Open developer-guy opened 2 years ago
cc @jonjohnsonjr
kindly ping @jonjohnsonjr
I think we can store this information in the annotations of the image manifest (which might be verbose) or labels of the image config, as BuildKit did, and read that information over here instead of the disk.
AFAIK, ko uses some mapping between the buildIDs to diffIDs and diffIDs to the descriptor, so, we can use the diffID as key and descriptor JSON as a value in the annotations or the labels sections.
WDYT?
Hey sorry, I was on leave for a while 😅
Yes, this is definitely something we could do! I jotted down some notes a while back, let me just dump them here:
KOCACHE_REPO=gcr.io/jonjohnson-test/kocache
Tag = BuildId
Repo acts as map[BuildId]CacheManifest
CacheManifest {
InlinedConfig
Layer[0] = OriginalDescriptorBlob
Layer[1..n] = ForeignDesc # Optional...
Annotations
}
InlinedConfig gives access to diffids.
Layer[0] preserves the descriptor of the layer we built so it keeps the media type, annotations, etc. (Need some way to invalidate that if preserveMediaType is flipped? Annotation that is a checksum?) Inlined for speed via data field.

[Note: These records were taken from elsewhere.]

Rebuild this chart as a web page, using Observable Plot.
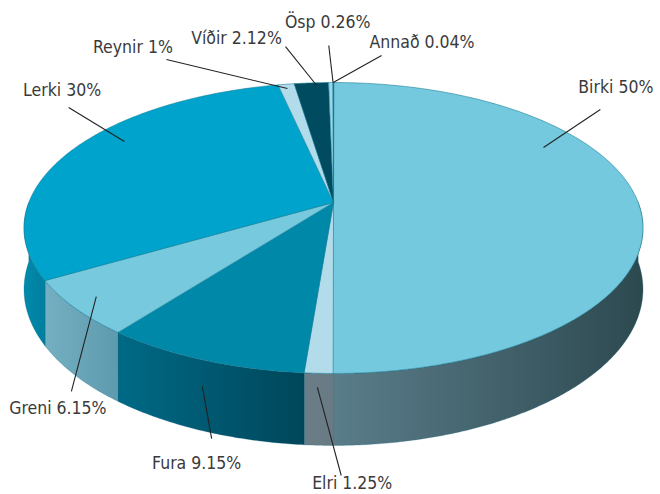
<!DOCTYPE html>
<html><head><meta charset="utf-8">
<script src="https://cdn.jsdelivr.net/npm/d3@7"></script>
<script src="https://cdn.jsdelivr.net/npm/@observablehq/plot@0.6"></script>
<style>html,body{margin:0;padding:0;background:#fff;} #chart{width:660px;height:494px;}</style>
</head><body><div id="chart"></div>
<script>
// ---- data ----
const species = ["Birki", "Elri", "Fura", "Greni", "Lerki", "Reynir", "Víðir", "Ösp", "Annað"];
const shares  = [50, 1.25, 9.15, 6.15, 30, 1, 2.12, 0.26, 0.04];

// ---- styles ----
const topColors = ["#74c9de", "#b3dceb", "#0088a9", "#77c9de", "#00a3cb", "#b3dceb", "#004b5f", "#9fd6e6", "#0b5f75"];
const wallLeft  = ["#5a7d8a", "#6b7e88", "#006a86", "#74b0c2", "#008aab", "#8fb9c6", "#003c4c", "#7fb3c3", "#0b5f75"];
const wallRight = ["#2d4950", "#687b85", "#00465a", "#5e9aad", "#007f9f", "#8fb9c6", "#003c4c", "#7fb3c3", "#0b5f75"];

// ---- layout (pie-space anchors: [angle°, radius, depth]) ----
const labelLayout = [
  {a: [60.5, 0.85, 0],    b: [53, 1.24, 0],      dx: 15.5, dy: -22},
  {a: [182.5, 1, 0.083],  b: [178.8, 1, 0.597],  dx: 11,   dy: 8},
  {a: [201.1, 1, 0.158],  b: [199.5, 1, 0.455],  dx: -15,  dy: 25},
  {a: [229.4, 0.918, 0],  b: [229.7, 1, 0.541],  dx: -13.5, dy: 17},
  {a: [302.2, 0.8775, 0], b: [307.8, 1.2475, 0], dx: -6.5, dy: -17},
  {a: [349.4, 0.958, 0],  b: [331.6, 1.402, 0],  dx: -33.5, dy: -12},
  {a: [356.2, 0.973, 0],  b: [351.9, 1.386, 0],  dx: -49,  dy: -8},
  {a: [359.9, 1.0, 0],    b: [359.2, 1.384, 0],  dx: -1,   dy: -23},
  {a: [359.95, 1.0, 0],   b: [8.6, 1.29, 0],     dx: 40.5, dy: -13}
];
const K = 0.1753, DEPTH = 0.421;         // perspective & thickness
const CX = 333, CY = 202, SX = 304.7, SY = 141;

// ---- geometry ----
const total = d3.sum(shares);
let acc = 0;
const slices = species.map((name, i) => {
  const start = acc / total * 360; acc += shares[i];
  return {i, name, start, end: acc / total * 360};
});
function proj(deg, r, h) {
  const t = deg * Math.PI / 180;
  const a = r * Math.sin(t), b = r * Math.cos(t);
  const w = 1 + K * b;
  return [a / w, (b - h) / w];
}
function arc(a0, a1, r, h) {
  const n = Math.max(2, Math.ceil(Math.abs(a1 - a0) / 0.5) + 1);
  return d3.range(n).map(j => proj(a0 + (a1 - a0) * j / (n - 1), r, h));
}
const topPts = [];
slices.forEach(s => {
  [proj(0, 0, 0), ...arc(s.start, s.end, 1, 0)]
    .forEach(([x, y]) => topPts.push({id: s.i, x, y, fill: topColors[s.i]}));
});
const wallPts = [];
slices.forEach(s => {
  const lo = Math.max(s.start, 90), hi = Math.min(s.end, 270);
  if (hi <= lo) return;
  [...arc(lo, hi, 1, 0), ...arc(hi, lo, 1, DEPTH)]
    .forEach(([x, y]) => wallPts.push({id: s.i, x, y, fill: `url(#wall-${s.i})`}));
});
const labelData = slices.map((s, i) => {
  const L = labelLayout[i];
  const [x1, y1] = proj(...L.a), [x2, y2] = proj(...L.b);
  return {x1, y1, x2, y2, text: `${s.name} ${shares[i]}%`};
});

const font = "'DejaVu Sans Condensed', 'DejaVu Sans', sans-serif";
const chart = Plot.plot({
  width: 660, height: 494, margin: 0,
  x: {domain: [-1, 1], range: [CX - SX, CX + SX], axis: null},
  y: {domain: [1, -1], range: [CY - SY, CY + SY], axis: null},
  color: {type: "identity"},
  style: {background: "#fff", overflow: "visible"},
  marks: [
    Plot.line(wallPts, {x: "x", y: "y", z: "id", fill: "fill", stroke: "#0d6178", strokeWidth: 0.5, strokeOpacity: 0.5, curve: "linear-closed"}),
    Plot.line(topPts, {x: "x", y: "y", z: "id", fill: "fill", stroke: "#127a93", strokeWidth: 0.7, strokeOpacity: 0.8, curve: "linear-closed"}),
    Plot.link(labelData, {x1: "x1", y1: "y1", x2: "x2", y2: "y2", stroke: "#222", strokeWidth: 1.1}),
    ...labelData.map((d, i) => Plot.text([d], {
      x: "x2", y: "y2", text: "text", dx: labelLayout[i].dx, dy: labelLayout[i].dy,
      fontSize: 17.5, fontFamily: font, fontStretch: "condensed", fill: "#3a3a3a"
    }))
  ]
});
// wall gradients
const defs = d3.select(chart).insert("defs", ":first-child");
slices.forEach(s => {
  const g = defs.append("linearGradient").attr("id", `wall-${s.i}`)
    .attr("x1", 0).attr("y1", 0).attr("x2", 1).attr("y2", 0);
  g.append("stop").attr("offset", 0).attr("stop-color", wallLeft[s.i]);
  g.append("stop").attr("offset", 1).attr("stop-color", wallRight[s.i]);
});
document.getElementById("chart").appendChild(chart);
</script></body></html>
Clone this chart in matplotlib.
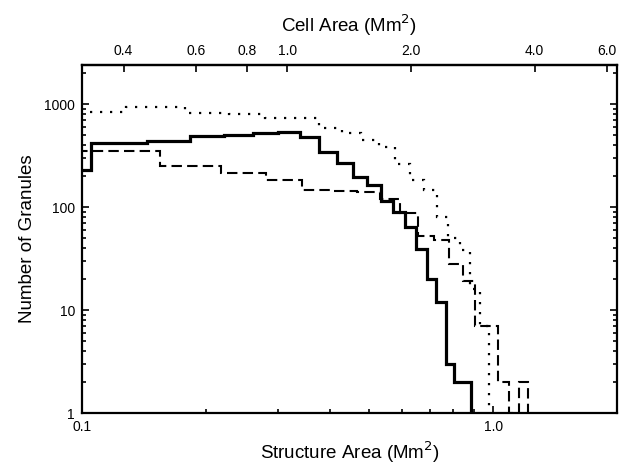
import numpy as np
import matplotlib
matplotlib.use("Agg")
import matplotlib.pyplot as plt
from matplotlib.ticker import FixedLocator, NullFormatter, FixedFormatter, NullLocator

plt.rcParams['font.family'] = ['Liberation Sans', 'DejaVu Sans']

# solid histogram (bin edges in Mm^2, counts)
solid_edges = [0.066, 0.105, 0.144, 0.183, 0.222, 0.261, 0.300, 0.339, 0.377,
               0.416, 0.455, 0.494, 0.533, 0.572, 0.611, 0.650, 0.689, 0.727,
               0.766, 0.805, 0.844, 0.883]
solid_counts = [228, 418, 437, 493, 505, 522, 542, 478, 343, 270, 194, 163,
                115, 89, 64, 39, 20, 12, 3, 2, 2]

# dashed histogram
dashed_edges = [0.0925, 0.155, 0.2175, 0.280, 0.3425, 0.405, 0.4675, 0.530,
                0.5925, 0.655, 0.7175, 0.780, 0.8425, 0.905, 0.9675, 1.030,
                1.0925, 1.155, 1.2175]
dashed_counts = [347, 249, 214, 184, 145, 143, 140, 120, 88, 52, 48, 28, 19,
                 7, 7, 2, 1, 2]

# dotted histogram
dotted_edges = [0.078, 0.128, 0.178, 0.228, 0.278, 0.328, 0.378, 0.428, 0.478,
                0.528, 0.578, 0.628, 0.678, 0.728, 0.778, 0.828, 0.878, 0.928,
                0.978]
dotted_counts = [847, 931, 822, 805, 740, 730, 583, 527, 451, 383, 265, 182,
                 146, 80, 50, 38, 16, 7]

cell_factor = 3.17  # cell area / structure area
top_ticks = [0.4, 0.6, 0.8, 1.0, 2.0, 4.0, 6.0]

fig = plt.figure(figsize=(6.25, 4.69), dpi=100)
ax = fig.add_axes([82/625, 1-413/469, (617-82)/625, (413-65)/469])

base = 1e-3
ax.stairs(dotted_counts, dotted_edges, baseline=base, color='black', lw=1.6,
          linestyle=(0, (1, 3.5)))
ax.stairs(dashed_counts, dashed_edges, baseline=base, color='black', lw=1.5,
          linestyle=(0, (5, 2.5)))
ax.stairs(solid_counts, solid_edges, baseline=base, color='black', lw=2.3)

ax.set_xscale('log')
ax.set_yscale('log')
ax.set_xlim(0.1, 2.0)
ax.set_ylim(1, 2400)

for s in ax.spines.values():
    s.set_linewidth(1.6)

ax.xaxis.set_major_locator(FixedLocator([0.1, 1.0]))
ax.xaxis.set_major_formatter(FixedFormatter(['0.1', '1.0']))
ax.xaxis.set_minor_locator(FixedLocator([0.2, 0.3, 0.4, 0.5, 0.6, 0.7, 0.8, 0.9, 2.0]))
ax.xaxis.set_minor_formatter(NullFormatter())
ax.yaxis.set_major_locator(FixedLocator([1, 10, 100, 1000]))
ax.yaxis.set_major_formatter(FixedFormatter(['1', '10', '100', '1000']))
ax.yaxis.set_minor_locator(FixedLocator([m * d for d in [1, 10, 100, 1000] for m in range(2, 10)]))
ax.yaxis.set_minor_formatter(NullFormatter())

ax.tick_params(which='both', direction='in', top=False, right=True, width=1.2)
ax.tick_params(which='major', length=5, pad=5, labelsize=10)
ax.tick_params(which='minor', length=3)

ax.set_xlabel('Structure Area (Mm$^2$)', fontsize=13.5, labelpad=4)
ax.set_ylabel('Number of Granules', fontsize=13.5, labelpad=6)

top = ax.secondary_xaxis('top', functions=(lambda x: x * cell_factor,
                                            lambda x: x / cell_factor))
top.xaxis.set_major_locator(FixedLocator(top_ticks))
top.xaxis.set_major_formatter(FixedFormatter(['%.1f' % t for t in top_ticks]))
top.xaxis.set_minor_locator(NullLocator())
top.tick_params(direction='in', length=5, width=1.2, pad=5, labelsize=10)
top.spines['top'].set_linewidth(1.6)
top.set_xlabel('Cell Area (Mm$^2$)', fontsize=13.5, labelpad=9)

fig.savefig('out.png', dpi=100)
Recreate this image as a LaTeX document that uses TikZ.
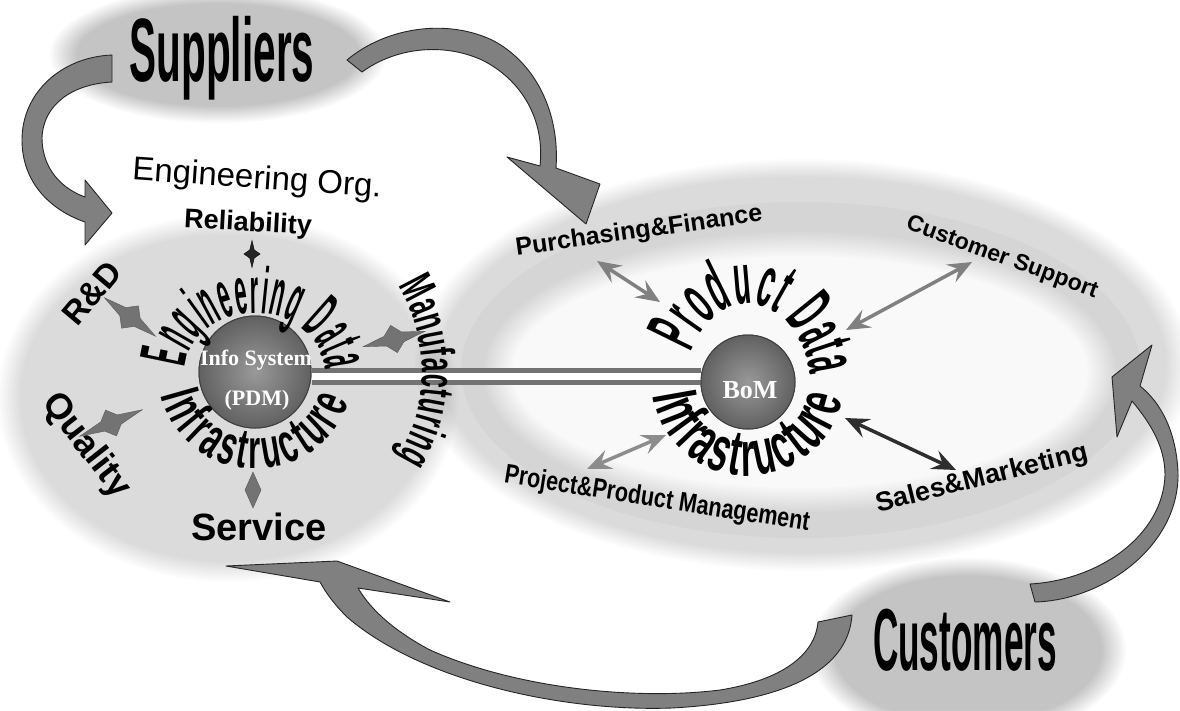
\documentclass[tikz,border=0pt]{standalone}
\usepackage{fontspec}
\setmainfont{Liberation Sans}
\newfontfamily\supfont[FakeStretch=0.45]{Liberation Sans}
\newfontfamily\custfont[FakeStretch=0.40]{Liberation Sans}
\newfontfamily\engfont[FakeStretch=0.33]{Liberation Sans}
\newfontfamily\arcfont[FakeStretch=0.55]{Liberation Sans}
\newfontfamily\manfont[FakeStretch=0.52]{Liberation Sans}
\newfontfamily\bigarcfont[FakeStretch=0.39]{Liberation Sans}
\newfontfamily\condfont[FakeStretch=0.8]{Liberation Sans}
\newfontfamily\serf{Liberation Serif}
\usetikzlibrary{arrows.meta,decorations.text,shapes.geometric}
\begin{document}
\begin{tikzpicture}[x=1pt,y=-1pt,
  bandarrow/.style={fill=black!50, draw=black!85, line width=0.9pt, line join=round},
  starfill/.style={fill=black!55, draw=black!65, line width=0.4pt, line join=miter},
  thinar/.style={line width=3.5pt, {Stealth[length=24pt,width=20pt,inset=9pt]}-{Stealth[length=24pt,width=20pt,inset=9pt]}},
  hub/.style={circle, draw=black!75, line width=1pt, inner color=black!40, outer color=black!62, inner sep=0pt},
  lbl/.style={inner sep=0pt, text=black},
  haze/.style={fill=black, fill opacity=#1},
  pics/fourstar/.style args={#1/#2/#3}{code={
    \fill[starfill] (#1,0) -- (9,5) -- (0,#2) -- (-9,5) -- (-#1,0) -- (-9,-5) -- (0,-#2) -- (9,-5) -- cycle;}},
]
\useasboundingbox (0,0) rectangle (1180,710);
\fill[white] (0,0) rectangle (1180,710);

% background blobs (soft edges from stacked translucent layers)
\fill[haze=0.025] (801,370) ellipse [x radius=340, y radius=168];
\foreach \k in {0,...,11}{
  \fill[haze=0.012, even odd rule] (803,365) ellipse [x radius={388-2.2*\k}, y radius={206-1.6*\k}]
     (800,372) ellipse [x radius={288+2.6*\k}, y radius={116+2.2*\k}];
}
\foreach \k in {0,...,11}{
  \fill[haze=0.011] (228,398) ellipse [x radius={230-2*\k}, y radius={184-1.8*\k}];
}
\foreach \k in {0,...,11}{
  \fill[haze=0.021] (218,55) ellipse [x radius={168-2.4*\k}, y radius={68-1.5*\k}];
}
\foreach \k in {0,...,11}{
  \fill[haze=0.020] (968,650) ellipse [x radius={158-2.2*\k}, y radius={92-1.6*\k}];
}

% big block arrows
\draw[bandarrow] (112,55) .. controls (62,57) and (22,92) .. (22,140)
  .. controls (22,182) and (50,210) .. (85,222) -- (85,245) -- (112,213) -- (85,180) -- (85,197)
  .. controls (55,186) and (42,162) .. (42,138) .. controls (43,105) and (72,84) .. (112,82) -- cycle;
\draw[bandarrow] (347,60) .. controls (385,28) and (445,18) .. (492,40)
  .. controls (535,62) and (560,112) .. (556,168) -- (600,184) -- (586,224) -- (507,157) -- (540,166)
  .. controls (545,120) and (522,80) .. (482,60) .. controls (442,42) and (395,48) .. (362,72) -- cycle;
\draw[bandarrow] (1035,602) .. controls (1105,600) and (1180,545) .. (1178,472)
  .. controls (1176,430) and (1160,402) .. (1140,386) -- (1152,345) -- (1112,377) -- (1117,437) -- (1132,401)
  .. controls (1152,425) and (1165,448) .. (1165,475) .. controls (1163,535) and (1100,580) .. (1030,584) -- cycle;
\draw[bandarrow] (852,615) .. controls (848,672) and (782,702) .. (672,708)
  .. controls (560,712) and (420,680) .. (347,617) .. controls (334,604) and (326,593) .. (320,582)
  -- (226,566) -- (337,561) -- (450,602) -- (358,588)
  .. controls (372,612) and (398,633) .. (430,650) .. controls (520,690) and (640,700) .. (720,690)
  .. controls (782,680) and (815,655) .. (818,622) -- cycle;

% hubs
\node[hub, minimum size=112pt] (pdm) at (255,372) {};
\node[hub, minimum size=94pt] (bom) at (748,382) {};
\draw[draw=black!55, line width=5pt, double=white, double distance=7pt]
  (pdm.east |- 0,376.5) -- (bom.west |- 0,376.5);
\node[hub, minimum size=112pt] at (pdm) {};
\node[hub, minimum size=94pt] at (bom) {};
\node[lbl, text=white] (infosys) at (256,360) {\serf\bfseries\fontsize{22}{22}\selectfont Info System};
\node[lbl, text=white] (pdmtxt) at (257,400) {\serf\bfseries\fontsize{22}{22}\selectfont (PDM)};
\node[lbl, text=white] (bomtxt) at (750,390) {\serf\bfseries\fontsize{26}{26}\selectfont BoM};

% curved texts
\path[decorate, decoration={text along path, text format delimiters={|}{|},
  text={|\engfont\bfseries\fontsize{66}{66}\selectfont|Engineering Data}, text align={fit to path}}]
  plot[samples=45, domain=0:1] ({255+70*cos(184+174*\x)}, {372+59*sin(184+174*\x)});
\path[decorate, decoration={text along path, text format delimiters={|}{|},
  text={|\arcfont\bfseries\fontsize{56}{56}\selectfont|Infrastructure}, text align={fit to path}}]
  plot[samples=45, domain=0:1] ({256+98*cos(166-148*\x)}, {372+97*sin(166-148*\x)});
\path[decorate, decoration={text along path, text format delimiters={|}{|},
  text={|\manfont\bfseries\fontsize{48}{48}\selectfont|Manufacturing}, text align={fit to path}}]
  plot[samples=45, domain=0:1] ({255+167*cos(-31+62*\x)}, {372+167*sin(-31+62*\x)});
\path[decorate, decoration={text along path, text format delimiters={|}{|},
  text={|\bigarcfont\bfseries\fontsize{72}{72}\selectfont|Product Data}, text align={fit to path}}]
  plot[samples=45, domain=0:1] ({748+63*cos(205+146*\x)}, {388+84*sin(205+146*\x)});
\path[decorate, decoration={text along path, text format delimiters={|}{|},
  text={|\arcfont\bfseries\fontsize{64}{64}\selectfont|Infrastructure}, text align={fit to path}}]
  plot[samples=45, domain=0:1] ({748+96*cos(172-162*\x)}, {382+94*sin(172-162*\x)});

% big labels
\node[lbl] (sup) at (222,58) {\supfont\bfseries\fontsize{90}{90}\selectfont Suppliers};
\node[lbl] (cust) at (965,640) {\custfont\bfseries\fontsize{88}{88}\selectfont Customers};

% engineering labels
\node[lbl, rotate=-4] (engorg) at (257,180) {\fontsize{33}{36}\selectfont Engineering Org.};
\node[lbl, rotate=-3] (rel) at (248,224) {\bfseries\fontsize{27}{30}\selectfont Reliability};
\node[lbl, rotate=50] (rd) at (92,293) {\bfseries\fontsize{33}{36}\selectfont R\&D};
\node[lbl, rotate=-52] (qual) at (86,446) {\bfseries\fontsize{36}{40}\selectfont Quality};
\node[lbl] (serv) at (259,527) {\bfseries\fontsize{38}{40}\selectfont Service};

% product labels
\node[lbl, rotate=8] (purch) at (639,232) {\bfseries\fontsize{25}{28}\selectfont Purchasing\&Finance};
\node[lbl, rotate=-20] (csup) at (1002,258) {\bfseries\fontsize{23}{26}\selectfont Customer Support};
\node[lbl, rotate=-9] (proj) at (657,500) {\condfont\bfseries\fontsize{27}{30}\selectfont Project\&Product Management};
\node[lbl, rotate=14] (sales) at (982,479) {\bfseries\fontsize{27}{30}\selectfont Sales\&Marketing};

% star connectors (engineering side)
\coordinate (relS) at (252,254);
\pic[rotate=90, scale=0.45, starfill/.append style={fill=black!85, draw=black}] at (relS) {fourstar=30/18/};
\coordinate (rdS) at (130,317);
\pic[rotate=-37] at (rdS) {fourstar=32/14/};
\coordinate (manS) at (394,339);
\pic[rotate=14] at (manS) {fourstar=32/14/};
\coordinate (qS) at (111,423);
\pic[rotate=23] at (qS) {fourstar=34/14/};
\coordinate (svA) at (253,472); \coordinate (svB) at (253,508);
\fill[starfill] (svA) -- (261,490) -- (svB) -- (245,490) -- cycle;

% product arrows
\coordinate (puA) at (597,261); \coordinate (puB) at (660,302);
\draw[thinar, black!50] (puA) -- (puB);
\coordinate (csA) at (846,330); \coordinate (csB) at (972,262);
\draw[thinar, black!50] (csA) -- (csB);
\coordinate (prA) at (587,469); \coordinate (prB) at (666,435);
\draw[thinar, black!45] (prA) -- (prB);
\coordinate (saA) at (845,418); \coordinate (saB) at (956,470);
\draw[thinar, black!82] (saA) -- (saB);
\end{tikzpicture}
\end{document}
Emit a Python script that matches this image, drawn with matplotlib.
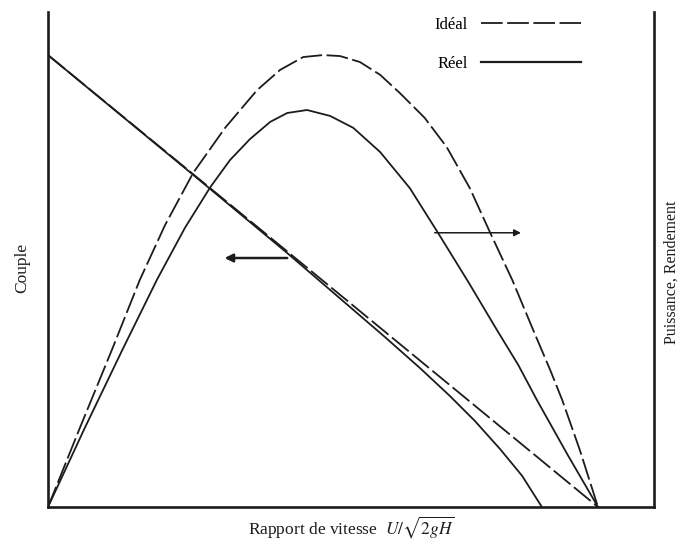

Layer[1..n] track where we've pushed this layer before, maybe we keep it in the kocacherepo as well. Annotations for staleness? Use foreign layer to reference other repos/registries in urls.
Annotations contain ko and go version metadata for determining staleness.
Cache repo can be used to store all built images as well so we can easily mount into target registry if possible but just copy if not.
New `ko cache` command for managing this repo (GC, sync, etc) and the dir. Directory is local so much faster to try first and we can cache through to it if both are set. May need a way to shard cacherepo for large number of tags?
I think what you're describing is very similar to what I had in mind here?
This issue is stale because it has been open for 90 days with no activity. It will automatically close after 30 more days of inactivity. Keep fresh with the 'lifecycle/frozen' label.
AFAIK, KOCACHE only accepts directories as a value. But we couldn't use this cache between stateless builds. For example, each workflow run executes in a fresh VM in GitHub Actions.
It'd be nice if we could use OCI registries to save the cache for ko builds.